Content Should Be Free is Nonsense. (Yup, I Disagree with Fred Wilson)

I read an absolutely insanely good investigative piece into the foreign money flowing into Time Warner Center condos by the NY Times. I cannot get my head around how much effort must have been required into researching this piece. And then the writing and editing that followed it.  And then the design and photographs on the page.

It is what the NY Times and a handful of publications do well – probably those that could do this can be counted on one hand.

And this is difficult stuff.  And they deserve to be paid for it.

I’m not an expert on content monetization models on the web, but it’s clear given the tumult that media companies have been undergoing for a long time, clicks on ads or views of banners don’t pay the bills very well. Or you can pollute the experience and your brand with Outbrain ads for 10 tips to get a killer body. Of course, there is the Buzzfeed experiment going with native advertising but that’s still new.

This doesn’t mean that media companies are victims here and should not adapt.  It also doesn’t also mean that all content is worth paying for. Most of it blows.

But when you see a piece like the NY Times one, there is clearly a level of content quality that can ask for payment and deserves it.

Of course, we have the choice to not pay for it if it’s not for us, but if we value it especially consistently, I think we should pay for it. That means not doing the Google end-around for that content.

So today when I saw a conversation between Jason Del Rey of Re/Code and Fred Wilson, resident VC badass and unicorn hunter, about paid content and Fred’s views on it, I was perplexed.
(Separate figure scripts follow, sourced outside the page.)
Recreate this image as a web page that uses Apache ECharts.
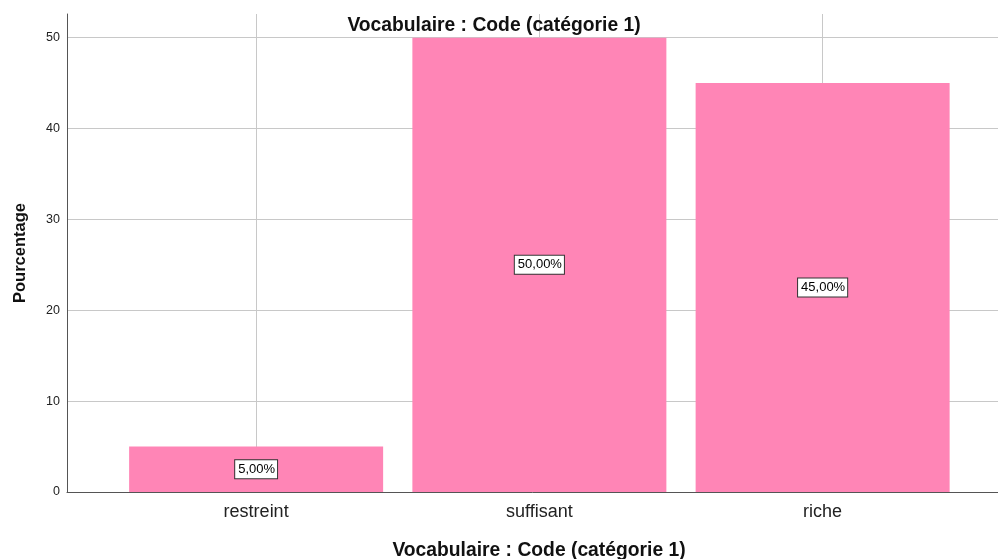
<!DOCTYPE html>
<html><head><meta charset="utf-8">
<script src="https://cdn.jsdelivr.net/npm/echarts@6/dist/echarts.min.js"></script>
<style>html,body{margin:0;padding:0;background:#fff}#c{width:998px;height:559px}</style>
</head><body><div id="c"></div>
<script>
const categories = ['restreint', 'suffisant', 'riche'];
const percentages = [5, 50, 45];
const yTicks = [0, 10, 20, 30, 40, 50];
const chartTitle = 'Vocabulaire : Code (catégorie 1)';
const xTitle = 'Vocabulaire : Code (catégorie 1)';
const yTitle = 'Pourcentage';

const fmt = v => v.toFixed(2).replace('.', ',') + '%';
const chart = echarts.init(document.getElementById('c'), null, {renderer: 'canvas'});
const font = '"Liberation Sans", Arial, sans-serif';
chart.setOption({
  animation: false,
  textStyle: {fontFamily: font},
  title: [
    {text: chartTitle, left: 489, textAlign: 'center', top: 11, textStyle: {fontSize: 19.3, fontWeight: 'bold', color: '#111', fontFamily: font}},
    {text: xTitle, left: 534, textAlign: 'center', top: 536, textStyle: {fontSize: 19.3, fontWeight: 'bold', color: '#111', fontFamily: font}}
  ],
  grid: [
    {left: 67, right: 0, top: 14, bottom: 67},
    {left: 114.5, width: 849.75, top: 14, bottom: 67}
  ],
  xAxis: [
    {gridIndex: 0, type: 'value', min: 0, max: 1, axisLine: {show: true, onZero: false, lineStyle: {color: '#555', width: 1}},
     axisTick: {show: false}, axisLabel: {show: false}, splitLine: {show: false}},
    {gridIndex: 1, type: 'category', data: categories, axisLine: {show: false}, axisTick: {show: false},
     axisLabel: {fontSize: 18, color: '#222', margin: 11, fontFamily: font}, splitLine: {show: false}}
  ],
  yAxis: [
    {gridIndex: 0, type: 'value', min: 0, max: 52.6, interval: 10,
     axisLine: {show: true, lineStyle: {color: '#555', width: 1}}, axisTick: {show: false},
     axisLabel: {fontSize: 12.5, color: '#222', margin: 7, fontFamily: font, showMaxLabel: false,
       formatter: v => yTicks.includes(v) ? String(v) : ''},
     splitLine: {show: true, showMaxLine: false, lineStyle: {color: '#c8c8c8', width: 1}},
     name: yTitle, nameLocation: 'middle', nameGap: 38, nameRotate: 90,
     nameTextStyle: {fontSize: 16.5, fontWeight: 'bold', color: '#111', fontFamily: font}},
    {gridIndex: 1, type: 'value', min: 0, max: 52.6, show: false}
  ],
  series: [
    {type: 'line', xAxisIndex: 1, yAxisIndex: 1, data: [], z: 1, silent: true,
     markLine: {silent: true, z: 1, symbol: 'none', label: {show: false},
       lineStyle: {color: '#c8c8c8', width: 1, type: 'solid'},
       data: categories.map((c, i) => ({xAxis: i}))}},
    {type: 'bar', xAxisIndex: 1, yAxisIndex: 1, data: percentages, barWidth: 254, z: 3,
     itemStyle: {color: '#ff85b6'},
     label: {show: true, position: 'inside', formatter: p => fmt(p.value),
       fontSize: 13, color: '#000', fontFamily: font, backgroundColor: '#fff',
       borderColor: '#333', borderWidth: 1, padding: [3, 2, 2, 3]}}
  ]
});
</script></body></html>
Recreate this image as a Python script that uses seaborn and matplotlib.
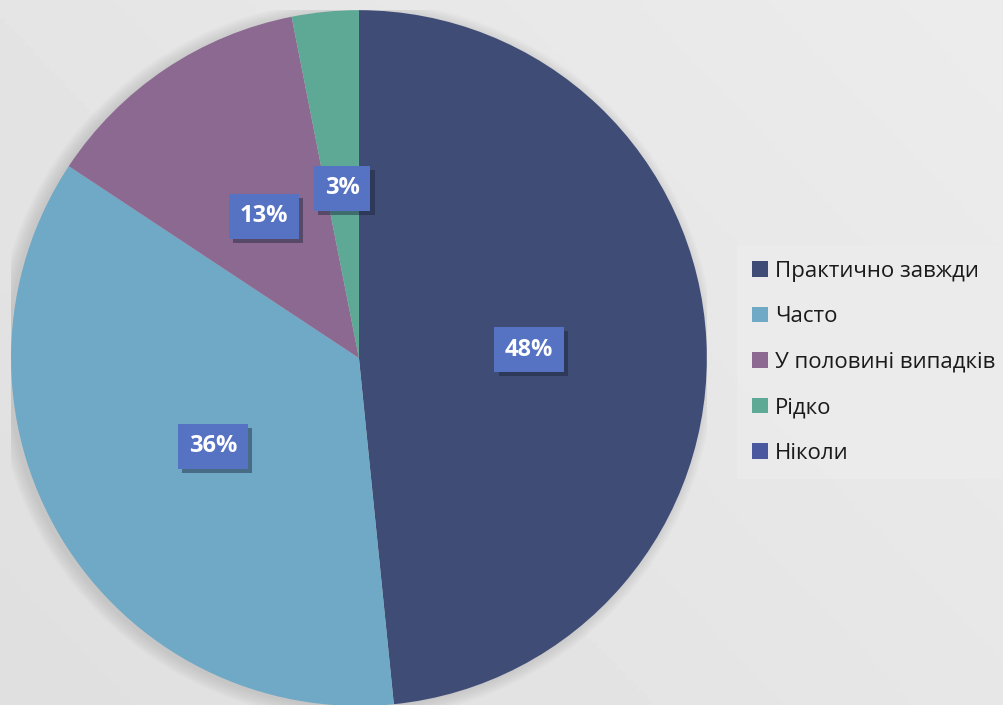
import matplotlib
matplotlib.use("Agg")
import matplotlib.pyplot as plt
import matplotlib.patheffects as pe
from matplotlib.patches import Patch, Circle
import numpy as np
import seaborn as sns

categories = ["Практично завжди", "Часто", "У половині випадків", "Рідко", "Ніколи"]
shares = [48.4, 35.9, 12.6, 3.1, 0]
colors = ["#3f4c75", "#6fa9c5", "#8b6991", "#5ea996", "#4a58a0"]

sns.set_style("white")
plt.rcParams["font.family"] = ["Open Sans", "DejaVu Sans"]

fig = plt.figure(figsize=(10.04, 7.05), dpi=100, facecolor="#e5e5e5")

# soft background gradient
bg = fig.add_axes([0, 0, 1, 1], zorder=-10)
xx, yy = np.meshgrid(np.linspace(0, 1, 200), np.linspace(0, 1, 200))
grad = 0.875 + 0.05 * (0.6 * xx + 0.4 * yy)
bg.imshow(grad, cmap="gray", vmin=0, vmax=1, origin="lower", aspect="auto", extent=[0, 1, 0, 1])
bg.axis("off")

ax = fig.add_axes([0.011, -0.0014, 0.693, 0.987])
ax.set_facecolor("none")

# faint blurred shadow around the pie
for r in np.linspace(1.035, 1.0, 8):
    ax.add_patch(Circle((-0.012, -0.006), r, facecolor="#808080", edgecolor="none", alpha=0.035))

wedges, texts, autotexts = ax.pie(
    shares, colors=colors, startangle=90, counterclock=False,
    autopct=lambda p: f"{p:.0f}%" if p > 0.5 else "", pctdistance=0.49,
    wedgeprops=dict(linewidth=0),
    textprops=dict(color="white", fontsize=17, fontweight="bold"),
)
for t in autotexts:
    if t.get_text():
        t.set_bbox(dict(boxstyle="square,pad=0.45", facecolor="#5672c2", edgecolor="none"))
        t.get_bbox_patch().set_path_effects([pe.SimplePatchShadow(offset=(3, -3), alpha=0.45), pe.Normal()])
ax.set_xlim(-1, 1)
ax.set_ylim(-1, 1)
ax.set_aspect("equal")
ax.axis("off")

handles = [Patch(facecolor=c, edgecolor="none") for c in colors]
leg = fig.legend(
    handles, categories, loc="upper left", bbox_to_anchor=(0.734, 0.652),
    fontsize=16, frameon=True, fancybox=False, handlelength=0.7, handleheight=0.7,
    handletextpad=0.3, labelspacing=1.1, borderpad=0.7, borderaxespad=0,
)
leg.get_frame().set_facecolor("#ececec")
leg.get_frame().set_edgecolor("none")
for txt in leg.get_texts():
    txt.set_color("#1a1a1a")

fig.savefig("out.png", dpi=100, facecolor=fig.get_facecolor())
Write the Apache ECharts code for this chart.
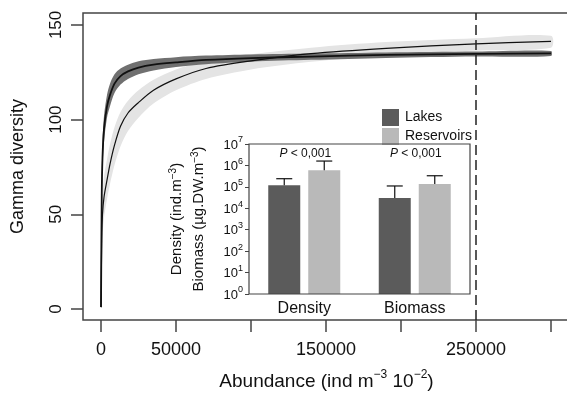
<!DOCTYPE html>
<html>
<head>
<meta charset="utf-8">
<script src="https://cdn.jsdelivr.net/npm/echarts@6/dist/echarts.min.js"></script>
<style>
    html, body { margin: 0; padding: 0; background: #fff; }
    #main { width: 567px; height: 394px; }
</style>
</head>
<body>
<div id="main"></div>
<script>
// rarefaction curves
var abundance = [0, 500, 1000, 2000, 4000, 6000, 9000, 13000, 18000, 25000, 35000, 50000, 70000, 100000, 140000, 190000, 250000, 300000];
var lakesMean = [1, 60, 80, 95, 107, 113, 119, 123, 125.5, 127.5, 129, 130.2, 131.5, 132.5, 133.3, 134.2, 134.7, 135];
var lakesLow  = [1, 52, 72, 88, 101, 107, 114, 118.5, 121.5, 124, 126, 127.8, 129.3, 130.6, 131.6, 132.6, 133.3, 133.6];
var lakesHigh = [1, 68, 88, 102, 113, 119, 124, 127, 129, 130.8, 132, 133, 133.8, 134.4, 134.9, 135.5, 136, 136.3];
var resMean = [1, 38, 50, 59, 68, 76.5, 86.5, 96.5, 103.5, 109, 115.5, 121.5, 127, 131, 134.8, 137.6, 140, 141.3];
var resLow  = [1, 25, 38, 48, 58, 66, 76, 86, 94, 101, 108.5, 115.5, 121.5, 126.5, 130.5, 133.8, 136.5, 138];
var resHigh = [1, 45, 60, 70, 79, 87, 96, 104, 110, 115.5, 121, 126.5, 131, 134.5, 138, 141, 143, 144.3];
var cutoff = 250000;
var xTicks = [0, 50000, 100000, 150000, 200000, 250000, 300000];
var xLabels = [0, 50000, 150000, 250000];
var yTicks = [0, 50, 100, 150];

// inset: mean and upper error
var insetCats = ['Density', 'Biomass'];
var lakesBar = [1.2e5, 3e4];
var lakesErr = [2.4e5, 1.1e5];
var resBar = [6e5, 1.35e5];
var resErr = [1.6e6, 3.3e5];
var pLabels = ['{i|P} < 0,001', '{i|P} < 0,001'];

var dom = document.getElementById('main');
var myChart = echarts.init(dom, null, { renderer: 'canvas' });

// confidence band as a polygon through the library's coords
function bandItem(lo, hi, color) {
    return function (params, api) {
        var pts = [];
        for (var i = 0; i < abundance.length; i++) pts.push(api.coord([abundance[i], hi[i]]));
        for (var j = abundance.length - 1; j >= 0; j--) pts.push(api.coord([abundance[j], lo[j]]));
        return { type: 'polygon', shape: { points: pts, smooth: 0.3 }, style: { fill: color } };
    };
}
// mean curve
function curveItem(ys, width) {
    return function (params, api) {
        var pts = abundance.map(function (x, i) { return api.coord([x, ys[i]]); });
        return { type: 'polyline', shape: { points: pts, smooth: 0.3 }, style: { stroke: '#111', lineWidth: width, fill: null } };
    };
}
function errItem(offset) {
    return function (params, api) {
        var base = api.coord([api.value(0), api.value(1)]);
        var top = api.coord([api.value(0), api.value(2)]);
        var x = base[0] + offset;
        return {
            type: 'group',
            children: [
                { type: 'line', shape: { x1: x, y1: base[1], x2: x, y2: top[1] }, style: { stroke: '#111', lineWidth: 1.2 } },
                { type: 'line', shape: { x1: x - 8, y1: top[1], x2: x + 8, y2: top[1] }, style: { stroke: '#111', lineWidth: 1.2 } }
            ]
        };
    };
}

var option = {
    animation: false,
    textStyle: { fontFamily: 'Liberation Sans', color: '#111' },
    legend: {
        data: ['Lakes', 'Reservoirs'],
        orient: 'vertical',
        left: 377,
        top: 104,
        itemWidth: 17,
        itemHeight: 17,
        itemGap: 2,
        icon: 'rect',
        textStyle: { fontSize: 14, color: '#111', padding: [0, 0, 0, 1] }
    },
    grid: [
        { left: 83, top: 13, right: -3, bottom: 74, show: true, borderColor: '#444', borderWidth: 1.5, outerBoundsMode: 'none' },
        { left: 249, top: 144, width: 221, height: 150, show: true, z: 5, borderColor: '#444', borderWidth: 1.2, outerBoundsMode: 'none' }
    ],
    xAxis: [
        {
            type: 'value', gridIndex: 0, min: -12000, max: 312667,
            axisLine: { show: false, onZero: false },
            splitLine: { show: false },
            axisTick: { show: true, customValues: xTicks, length: 12, lineStyle: { color: '#444', width: 1.5 } },
            axisLabel: { customValues: xLabels, fontSize: 18, color: '#111', margin: 21, formatter: function (v) { return String(v); } },
            name: 'Abundance (ind m{s|−3} 10{s|−2})',
            nameLocation: 'middle',
            nameGap: 49,
            nameTextStyle: { fontSize: 19, color: '#111', rich: { s: { fontSize: 12, padding: [0, 0, 14, 0] } } }
        },
        {
            type: 'category', gridIndex: 1, data: insetCats, z: 5,
            axisLine: { show: false },
            axisTick: { alignWithLabel: true, length: 4, lineStyle: { color: '#444' } },
            axisLabel: { fontSize: 16, color: '#111', margin: 7 }
        }
    ],
    yAxis: [
        {
            type: 'value', gridIndex: 0, min: -5.8, max: 156.3,
            axisLine: { show: false, onZero: false },
            splitLine: { show: false },
            axisTick: { show: true, customValues: yTicks, length: 12, lineStyle: { color: '#444', width: 1.5 } },
            axisLabel: { customValues: yTicks, rotate: 90, fontSize: 17, color: '#111', margin: 18 },
            name: 'Gamma diversity',
            nameLocation: 'middle',
            nameRotate: 90,
            nameGap: 56,
            nameTextStyle: { fontSize: 18, color: '#111' }
        },
        {
            type: 'log', gridIndex: 1, logBase: 10, min: 1, max: 1e7, interval: 1, z: 5,
            axisLine: { show: false, onZero: false },
            splitLine: { show: false },
            axisTick: { show: true, length: 4, lineStyle: { color: '#444' } },
            axisLabel: {
                margin: 6,
                formatter: function (v) { return '{b|10}{s|' + Math.round(Math.log10(v)) + '}'; },
                rich: {
                    b: { fontSize: 13, color: '#111', padding: [2, 0, 0, 0] },
                    s: { fontSize: 9, color: '#111', padding: [0, 0, 8, 0] }
                }
            },
            name: 'Density (ind.m{s|−3})\nBiomass (µg.DW.m{s|−3})',
            nameLocation: 'middle',
            nameRotate: 90,
            nameGap: 39,
            nameTextStyle: { fontSize: 15, lineHeight: 22, color: '#111', rich: { s: { fontSize: 10, padding: [0, 0, 8, 0] } } }
        }
    ],
    series: [
        // confidence bands
        { type: 'custom', silent: true, z: 1, data: [[0, 1]], encode: { x: 0, y: 1 }, renderItem: bandItem(resLow, resHigh, '#e4e4e4') },
        { type: 'custom', silent: true, z: 1, data: [[0, 1]], encode: { x: 0, y: 1 }, renderItem: bandItem(lakesLow, lakesHigh, '#707070') },
        // mean curves
        { type: 'custom', silent: true, z: 2, data: [[0, 1]], encode: { x: 0, y: 1 }, renderItem: curveItem(resMean, 1.2) },
        {
            type: 'custom', silent: true, z: 2, data: [[0, 1]], encode: { x: 0, y: 1 }, renderItem: curveItem(lakesMean, 1.8),
            markLine: {
                silent: true, symbol: 'none', label: { show: false },
                lineStyle: { color: '#222', width: 1.5, type: [10, 5] },
                data: [{ xAxis: cutoff }]
            }
        },
        // inset
        { name: 'Lakes', type: 'bar', xAxisIndex: 1, yAxisIndex: 1, data: lakesBar, barWidth: 32, barGap: '25%', itemStyle: { color: '#5b5b5b' } },
        { name: 'Reservoirs', type: 'bar', xAxisIndex: 1, yAxisIndex: 1, data: resBar, barWidth: 32, barGap: '25%', itemStyle: { color: '#b9b9b9' } },
        {
            type: 'custom', xAxisIndex: 1, yAxisIndex: 1, z: 3,
            data: insetCats.map(function (c, i) { return [i, lakesBar[i], lakesErr[i]]; }),
            encode: { x: 0, y: [1, 2] },
            renderItem: errItem(-20)
        },
        {
            type: 'custom', xAxisIndex: 1, yAxisIndex: 1, z: 3,
            data: insetCats.map(function (c, i) { return [i, resBar[i], resErr[i]]; }),
            encode: { x: 0, y: [1, 2] },
            renderItem: errItem(20)
        },
        {
            type: 'custom', xAxisIndex: 1, yAxisIndex: 1, z: 4,
            data: insetCats.map(function (c, i) { return [i, 1e7]; }),
            encode: { x: 0, y: 1 },
            renderItem: function (params, api) {
                var p = api.coord([api.value(0), api.value(1)]);
                return {
                    type: 'text',
                    style: {
                        text: pLabels[params.dataIndex],
                        x: p[0] + 1, y: p[1] + 10,
                        align: 'center', verticalAlign: 'middle',
                        fontSize: 12, fontFamily: 'Liberation Sans', fill: '#111',
                        rich: { i: { fontStyle: 'italic', fontSize: 12, fontFamily: 'Liberation Sans', fill: '#111' } }
                    }
                };
            }
        }
    ]
};

myChart.setOption(option);
</script>
</body>
</html>
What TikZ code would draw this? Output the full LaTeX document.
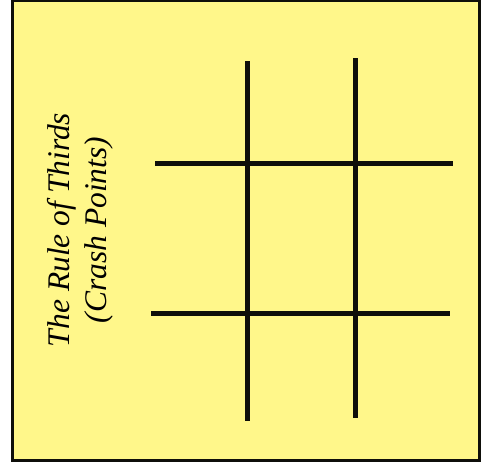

I asked Fred if he feels the same about books, movies and music or just journalism. But if just journalism, this feels like a very arbitrary line. If all forms of digital content, it’s just as arbitrary.  And where does the line get drawn? Enterprise software? Cloud storage?  Heck, maybe Staples should give away its pencils and monetize by putting ads on them?

I think this falls into that whole information wants to be free non-sense which has become popular.

I’ve read Fred’s stuff for a long time, and I’ve learned a lot from his blog and agree with so many of his perspectives, but I’ve heard this comment on journalism and content being free from him many times, and I cannot tell if he’s just dug into a view for the sake of consistency or if he still really believes it. But it’s unfortunate given his influence especially as it feels like a simple and somewhat lazy argument.  I think him saying there is a better model than ads would probably get entrepreneurs working on real solutions to this.

Irrespective, creators like those who wrote the amazing NY Times piece deserve to be paid. Phenomenal.